Burt, 24, a part-time freight worker who still lives at home with his parents in Sinnamon Park, will be forced to pay Nintendo $1.5 million after an out-of-court settlement was struck to compensate the company for a claimed loss of sales revenue.
Burt uploaded a game file from the Nintendo Wii game New Super Mario Bros on to the internet on November 6 last year, a week before its official release in Australia.
A large Australian retailer had sold him the game early by mistake.
Nintendo Australia managing director Rose Lappin claimed thousands of people accessed the game illegally after Burt uploaded the file and that his actions created "a major cost to us and the industry".
But Nintendo itself announced recently that the game in question was among the fastest selling of all time. The game earned about $20 million in revenue in just seven weeks.
New Super Mario Bros was among the first Wii titles to launch in Australia before the rest of the world, and Nintendo said Burt's actions could mean that early releases for Australia would not happen in future.
Burt, who must also pay Nintendo's legal bill of $100,000, has been forbidden by Nintendo from commenting on the settlement.

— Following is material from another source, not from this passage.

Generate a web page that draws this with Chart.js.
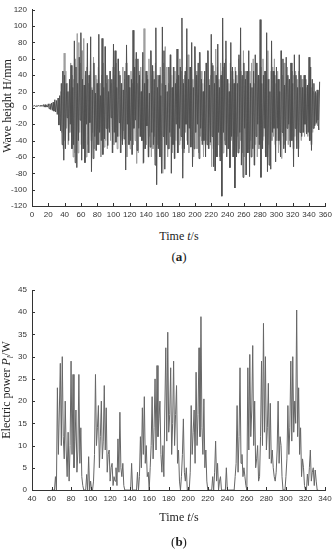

But his father, Richard, said in a phone interview that his son was far from a commercial pirate.
He said his son was a fanatical gamer who owned every console released since he was a teenager and worked part-time at a freight handling company.
"As a parent I can tell you that he's a very quiet lad, he's a fanatical computer game player - to his detriment," he said.
"It was peer pressure on the internet forums and the blog sites that led him to do a very very silly thing to prove that he'd actually managed to purchase a game before its release date."
He said his son now realised the extent of his actions but did not foresee the consequences at the time.
"It was certainly [done] with no malice or intent to make money - he actually bought the game legitimately from a major retailer," he said.
He added that the game file his son uploaded to the internet did not, on its own, allow people to play the game.
"Somebody hacked it from the internet once James had put it there and made it work," he said.
Nintendo rejected Richard's claims that his son made an innocent mistake, saying James deliberately sought out members of the game hacking community and released the pirated files to them in order to gain acceptance.
Nintendo said forensic investigations had revealed the file was downloaded 50,000 times over a five day period, but it conceded that James did not earn any money from the act.
"Nintendo obtained evidence during its investigations that James Burt knew by uploading a copy of the game to a known hacking website that the security measures would be overcome by members of this community to allow the game to be hacked and ultimately downloaded," the company said.
Despite Nintendo's claims that Burt's actions cost it revenue warranting a $1.5 million damages fine, the company announced on January 27 that more than 200,000 units of New Super Mario Bros were sold in Australia in only seven weeks.
It said the game was the only title on any format to sell 200,000 units this quickly.